Exercise goal –
Repeat the listing that follows, character for character, minus the pictures.

-*-

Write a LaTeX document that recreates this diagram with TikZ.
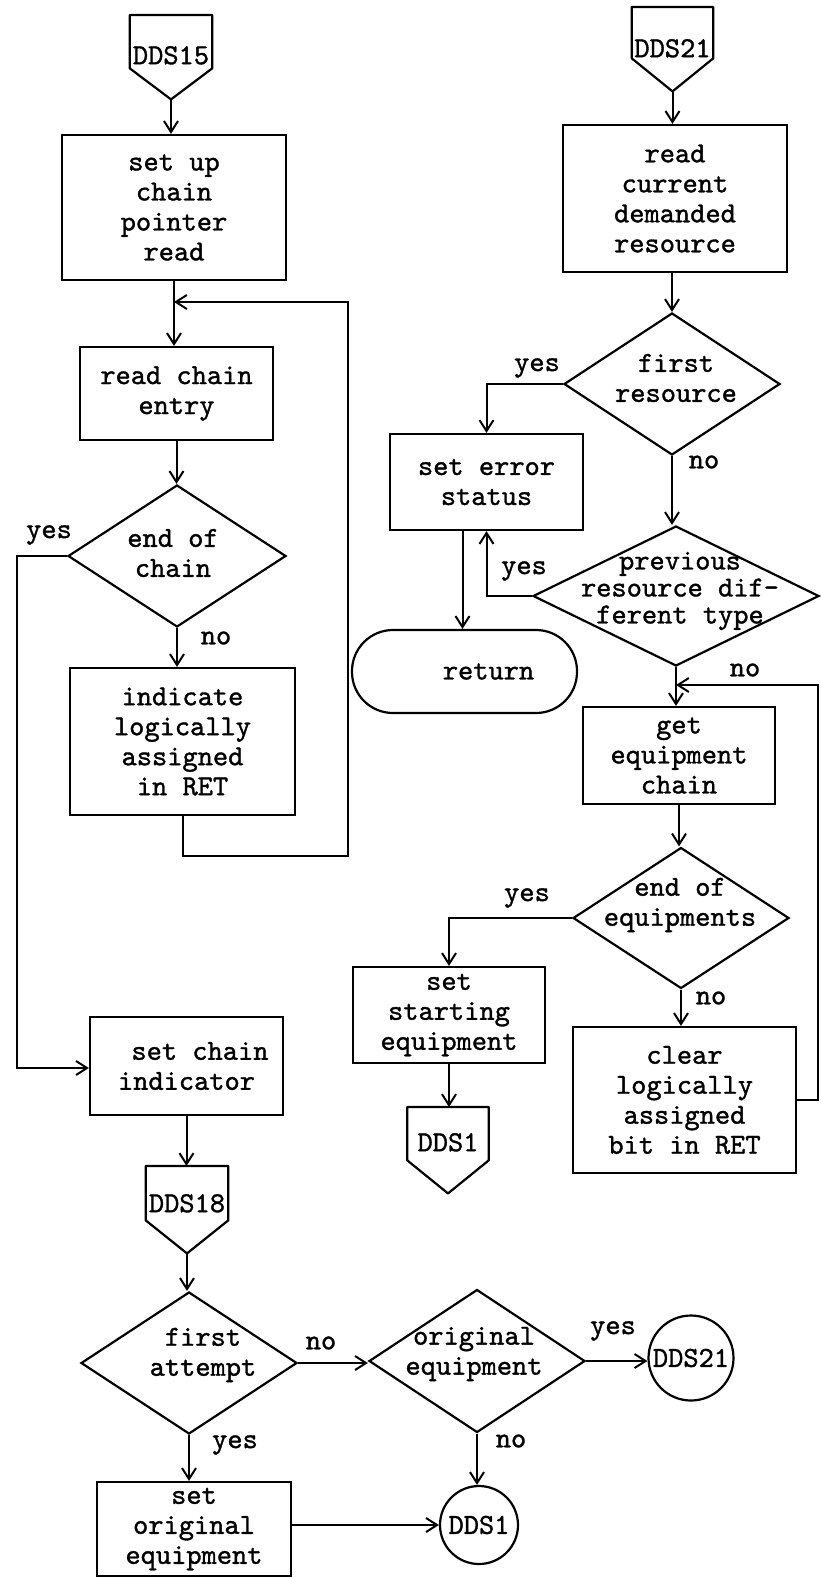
\documentclass[tikz,border=0pt]{standalone}
\usepackage{fontspec}
\setmonofont{lmmono10-regular.otf}[FakeBold=1.2]
\usetikzlibrary{shapes.geometric,arrows.meta,calc}
\begin{document}
\begin{tikzpicture}[x=1pt,y=-1pt,
  every node/.style={font=\fontsize{29pt}{30pt}\selectfont\ttfamily},
  box/.style={draw, line width=2.2pt, rectangle, align=center, inner sep=0pt},
  dia/.style={draw, line width=2.2pt, diamond, inner sep=0pt},
  txt/.style={align=center, inner sep=0pt},
  lbl/.style={inner sep=0pt},
  arr/.style={line width=2pt, -{Straight Barb[length=11pt,width=14pt]}},
  offp/.style={draw=none, inner sep=0pt, anchor=north, align=center},
  outline/.style={line width=2.2pt, line join=round},
  circ/.style={draw, circle, line width=2.2pt, inner sep=0pt}
]
\useasboundingbox (0,0) rectangle (821,1578);

% ---------------- left column ----------------
\node[offp, minimum width=82pt, text height=49pt, text depth=4pt] (d15) at (171,15) {DDS15};
\coordinate (d15t) at ($(d15.south)+(0,31)$);
\draw[outline] (d15.north west) -- (d15.north east) -- (d15.south east) -- (d15t) -- (d15.south west) -- cycle;

\node[box, minimum width=224pt, minimum height=145pt] (b1) at (174,207.5) {set up\\chain\\pointer\\read};
\node[box, minimum width=193pt, minimum height=93pt] (b2) at (176.5,393.5) {read chain\\entry};
\node[dia, minimum width=218pt, minimum height=142pt,
  label={[txt,xshift=-4pt,yshift=3pt]center:{end of\\chain}}] (dd1) at (177,556) {};
\node[box, minimum width=225pt, minimum height=147pt] (b3) at (182.5,741.5) {indicate\\logically\\assigned\\in RET};
\node[box, minimum width=193pt, minimum height=98pt] (b4) at (186.5,1066) {\hspace*{27pt}set chain\\indicator};

\node[offp, minimum width=82pt, text height=46pt, text depth=8pt] (d18) at (187,1166) {DDS18};
\coordinate (d18t) at ($(d18.south)+(0,33)$);
\draw[outline] (d18.north west) -- (d18.north east) -- (d18.south east) -- (d18t) -- (d18.south west) -- cycle;

\node[dia, minimum width=216pt, minimum height=142pt,
  label={[txt,xshift=14pt,yshift=8pt]center:{first\\attempt}}] (dd2) at (189,1363) {};
\node[box, minimum width=194pt, minimum height=94pt] (b5) at (194,1529) {set\\original\\equipment};
\node[dia, minimum width=216pt, minimum height=143pt,
  label={[txt,xshift=-3pt,yshift=7pt]center:{original\\equipment}}] (dd3) at (477,1361) {};
\node[circ, minimum size=85pt] (c1) at (691,1358) {DDS21};
\node[circ, minimum size=78pt] (c2) at (479,1525) {DDS1};

% ---------------- right column ----------------
\node[offp, minimum width=81pt, text height=50pt, text depth=1pt] (d21) at (672.5,7) {DDS21};
\coordinate (d21t) at ($(d21.south)+(0,33)$);
\draw[outline] (d21.north west) -- (d21.north east) -- (d21.south east) -- (d21t) -- (d21.south west) -- cycle;

\node[box, minimum width=224pt, minimum height=147pt] (b6) at (675,198.5) {read\\current\\demanded\\resource};
\node[dia, minimum width=216pt, minimum height=142pt,
  label={[txt,xshift=4pt,yshift=6pt]center:{first\\resource}}] (dd4) at (672,384) {};
\node[box, minimum width=193pt, minimum height=96pt] (b7) at (486.5,482) {set error\\status};
\node[box, rounded corners=41pt, minimum width=225pt, minimum height=83pt] (t1) at (464.5,671.5) {\hspace*{48pt}return};
\node[dia, minimum width=286pt, minimum height=140pt,
  label={[txt,xshift=4pt,yshift=5pt,font={\fontsize{29pt}{27pt}\selectfont\ttfamily}]center:{previous\\resource dif-\\ferent type}}] (dd5) at (676,596) {};
\node[box, minimum width=192pt, minimum height=97pt] (b8) at (679,755.5) {get\\equipment\\chain};
\node[dia, minimum width=216pt, minimum height=141pt,
  label={[txt,xshift=-1pt,yshift=13pt]center:{end of\\equipments}}] (dd6) at (681,918) {};
\node[box, minimum width=192pt, minimum height=96pt] (b9) at (449,1015) {set\\starting\\equipment};

\node[offp, minimum width=81pt, text height=44pt, text depth=9pt] (d1) at (448,1107) {DDS1};
\coordinate (d1t) at ($(d1.south)+(0,33)$);
\draw[outline] (d1.north west) -- (d1.north east) -- (d1.south east) -- (d1t) -- (d1.south west) -- cycle;

\node[box, minimum width=223pt, minimum height=146pt] (b10) at (684.5,1100) {clear\\logically\\assigned\\bit in RET};

% ---------------- connectors (left) ----------------
\coordinate (j1) at (174,302);
\coordinate (k1) at (348,302);
\coordinate (k2) at (17,1068);
\draw[arr] (d15t) -- (d15t |- b1.north);
\draw[arr] (b1.south) -- (b1.south |- b2.north);
\draw[arr] (b3.south) -- ++(0,40) -| (k1) -- (j1);
\draw[arr] (b2.south) -- (b2.south |- dd1.north);
\draw[arr] (dd1.south) -- (dd1.south |- b3.north);
\draw[arr] (dd1.west) -| (k2) -- (k2 -| b4.west);
\draw[arr] (b4.south) -- (b4.south |- d18.north);
\draw[arr] (d18t) -- (d18t |- dd2.north);
\draw[arr] (dd2.east) -- (dd2.east -| dd3.west);
\draw[arr] (dd3.east) -- (dd3.east -| c1.west);
\draw[arr] (dd3.south) -- (dd3.south |- c2.north);
\draw[arr] (dd2.south) -- (dd2.south |- b5.north);
\draw[arr] (b5.east |- c2.west) -- (c2.west);

% ---------------- connectors (right) ----------------
\coordinate (j2) at (676,685);
\coordinate (k3) at (818,685);
\draw[arr] (d21t) -- (d21t |- b6.north);
\draw[arr] (dd4.north |- b6.south) -- (dd4.north);
\draw[arr] (dd4.west) -| (b7.north);
\draw[arr] (dd4.south) -- (dd4.south |- dd5.north);
\draw[arr] (dd5.west) -| (b7.south);
\draw[arr] ([xshift=-24pt]b7.south) -- ([xshift=-24pt]b7.south |- t1.north);
\draw[arr] (dd5.south) -- (dd5.south |- b8.north);
\draw[arr] (b10.east) -| (k3) -- (j2);
\draw[arr] (b8.south) -- (b8.south |- dd6.north);
\draw[arr] (dd6.west) -| (b9.north);
\draw[arr] (dd6.south) -- (dd6.south |- b10.north);
\draw[arr] (b9.south) -- (b9.south |- d1.north);

% ---------------- branch labels ----------------
\node[lbl] (y1) at (49,535) {yes};
\node[lbl] (n1) at (216,638) {no};
\node[lbl] (y2) at (537,368) {yes};
\node[lbl] (n2) at (704,462) {no};
\node[lbl] (y3) at (524,571) {yes};
\node[lbl] (n3) at (745,670) {no};
\node[lbl] (y4) at (527,898) {yes};
\node[lbl] (n4) at (711,998) {no};
\node[lbl] (n5) at (321,1343) {no};
\node[lbl] (y5) at (613,1331) {yes};
\node[lbl] (y6) at (235,1445) {yes};
\node[lbl] (n6) at (511,1441) {no};
\end{tikzpicture}
\end{document}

-*-

Written answer –
Write a LaTeX document that recreates this diagram with TikZ.
\documentclass[tikz,border=0pt]{standalone}
\usepackage{fontspec}
\setmonofont{lmmono10-regular.otf}[FakeBold=1.2]
\usetikzlibrary{shapes.geometric,arrows.meta,calc}
\begin{document}
\begin{tikzpicture}[x=1pt,y=-1pt,
  every node/.style={font=\fontsize{29pt}{30pt}\selectfont\ttfamily},
  box/.style={draw, line width=2.2pt, rectangle, align=center, inner sep=0pt},
  dia/.style={draw, line width=2.2pt, diamond, inner sep=0pt},
  txt/.style={align=center, inner sep=0pt},
  lbl/.style={inner sep=0pt},
  arr/.style={line width=2pt, -{Straight Barb[length=11pt,width=14pt]}},
  offp/.style={draw=none, inner sep=0pt, anchor=north, align=center},
  outline/.style={line width=2.2pt, line join=round},
  circ/.style={draw, circle, line width=2.2pt, inner sep=0pt}
]
\useasboundingbox (0,0) rectangle (821,1578);

% ---------------- left column ----------------
\node[offp, minimum width=82pt, text height=49pt, text depth=4pt] (d15) at (171,15) {DDS15};
\coordinate (d15t) at ($(d15.south)+(0,31)$);
\draw[outline] (d15.north west) -- (d15.north east) -- (d15.south east) -- (d15t) -- (d15.south west) -- cycle;

\node[box, minimum width=224pt, minimum height=145pt] (b1) at (174,207.5) {set up\\chain\\pointer\\read};
\node[box, minimum width=193pt, minimum height=93pt] (b2) at (176.5,393.5) {read chain\\entry};
\node[dia, minimum width=218pt, minimum height=142pt,
  label={[txt,xshift=-4pt,yshift=3pt]center:{end of\\chain}}] (dd1) at (177,556) {};
\node[box, minimum width=225pt, minimum height=147pt] (b3) at (182.5,741.5) {indicate\\logically\\assigned\\in RET};
\node[box, minimum width=193pt, minimum height=98pt] (b4) at (186.5,1066) {\hspace*{27pt}set chain\\indicator};

\node[offp, minimum width=82pt, text height=46pt, text depth=8pt] (d18) at (187,1166) {DDS18};
\coordinate (d18t) at ($(d18.south)+(0,33)$);
\draw[outline] (d18.north west) -- (d18.north east) -- (d18.south east) -- (d18t) -- (d18.south west) -- cycle;

\node[dia, minimum width=216pt, minimum height=142pt,
  label={[txt,xshift=14pt,yshift=8pt]center:{first\\attempt}}] (dd2) at (189,1363) {};
\node[box, minimum width=194pt, minimum height=94pt] (b5) at (194,1529) {set\\original\\equipment};
\node[dia, minimum width=216pt, minimum height=143pt,
  label={[txt,xshift=-3pt,yshift=7pt]center:{original\\equipment}}] (dd3) at (477,1361) {};
\node[circ, minimum size=85pt] (c1) at (691,1358) {DDS21};
\node[circ, minimum size=78pt] (c2) at (479,1525) {DDS1};

% ---------------- right column ----------------
\node[offp, minimum width=81pt, text height=50pt, text depth=1pt] (d21) at (672.5,7) {DDS21};
\coordinate (d21t) at ($(d21.south)+(0,33)$);
\draw[outline] (d21.north west) -- (d21.north east) -- (d21.south east) -- (d21t) -- (d21.south west) -- cycle;

\node[box, minimum width=224pt, minimum height=147pt] (b6) at (675,198.5) {read\\current\\demanded\\resource};
\node[dia, minimum width=216pt, minimum height=142pt,
  label={[txt,xshift=4pt,yshift=6pt]center:{first\\resource}}] (dd4) at (672,384) {};
\node[box, minimum width=193pt, minimum height=96pt] (b7) at (486.5,482) {set error\\status};
\node[box, rounded corners=41pt, minimum width=225pt, minimum height=83pt] (t1) at (464.5,671.5) {\hspace*{48pt}return};
\node[dia, minimum width=286pt, minimum height=140pt,
  label={[txt,xshift=4pt,yshift=5pt,font={\fontsize{29pt}{27pt}\selectfont\ttfamily}]center:{previous\\resource dif-\\ferent type}}] (dd5) at (676,596) {};
\node[box, minimum width=192pt, minimum height=97pt] (b8) at (679,755.5) {get\\equipment\\chain};
\node[dia, minimum width=216pt, minimum height=141pt,
  label={[txt,xshift=-1pt,yshift=13pt]center:{end of\\equipments}}] (dd6) at (681,918) {};
\node[box, minimum width=192pt, minimum height=96pt] (b9) at (449,1015) {set\\starting\\equipment};

\node[offp, minimum width=81pt, text height=44pt, text depth=9pt] (d1) at (448,1107) {DDS1};
\coordinate (d1t) at ($(d1.south)+(0,33)$);
\draw[outline] (d1.north west) -- (d1.north east) -- (d1.south east) -- (d1t) -- (d1.south west) -- cycle;

\node[box, minimum width=223pt, minimum height=146pt] (b10) at (684.5,1100) {clear\\logically\\assigned\\bit in RET};

% ---------------- connectors (left) ----------------
\coordinate (j1) at (174,302);
\coordinate (k1) at (348,302);
\coordinate (k2) at (17,1068);
\draw[arr] (d15t) -- (d15t |- b1.north);
\draw[arr] (b1.south) -- (b1.south |- b2.north);
\draw[arr] (b3.south) -- ++(0,40) -| (k1) -- (j1);
\draw[arr] (b2.south) -- (b2.south |- dd1.north);
\draw[arr] (dd1.south) -- (dd1.south |- b3.north);
\draw[arr] (dd1.west) -| (k2) -- (k2 -| b4.west);
\draw[arr] (b4.south) -- (b4.south |- d18.north);
\draw[arr] (d18t) -- (d18t |- dd2.north);
\draw[arr] (dd2.east) -- (dd2.east -| dd3.west);
\draw[arr] (dd3.east) -- (dd3.east -| c1.west);
\draw[arr] (dd3.south) -- (dd3.south |- c2.north);
\draw[arr] (dd2.south) -- (dd2.south |- b5.north);
\draw[arr] (b5.east |- c2.west) -- (c2.west);

% ---------------- connectors (right) ----------------
\coordinate (j2) at (676,685);
\coordinate (k3) at (818,685);
\draw[arr] (d21t) -- (d21t |- b6.north);
\draw[arr] (dd4.north |- b6.south) -- (dd4.north);
\draw[arr] (dd4.west) -| (b7.north);
\draw[arr] (dd4.south) -- (dd4.south |- dd5.north);
\draw[arr] (dd5.west) -| (b7.south);
\draw[arr] ([xshift=-24pt]b7.south) -- ([xshift=-24pt]b7.south |- t1.north);
\draw[arr] (dd5.south) -- (dd5.south |- b8.north);
\draw[arr] (b10.east) -| (k3) -- (j2);
\draw[arr] (b8.south) -- (b8.south |- dd6.north);
\draw[arr] (dd6.west) -| (b9.north);
\draw[arr] (dd6.south) -- (dd6.south |- b10.north);
\draw[arr] (b9.south) -- (b9.south |- d1.north);

% ---------------- branch labels ----------------
\node[lbl] (y1) at (49,535) {yes};
\node[lbl] (n1) at (216,638) {no};
\node[lbl] (y2) at (537,368) {yes};
\node[lbl] (n2) at (704,462) {no};
\node[lbl] (y3) at (524,571) {yes};
\node[lbl] (n3) at (745,670) {no};
\node[lbl] (y4) at (527,898) {yes};
\node[lbl] (n4) at (711,998) {no};
\node[lbl] (n5) at (321,1343) {no};
\node[lbl] (y5) at (613,1331) {yes};
\node[lbl] (y6) at (235,1445) {yes};
\node[lbl] (n6) at (511,1441) {no};
\end{tikzpicture}
\end{document}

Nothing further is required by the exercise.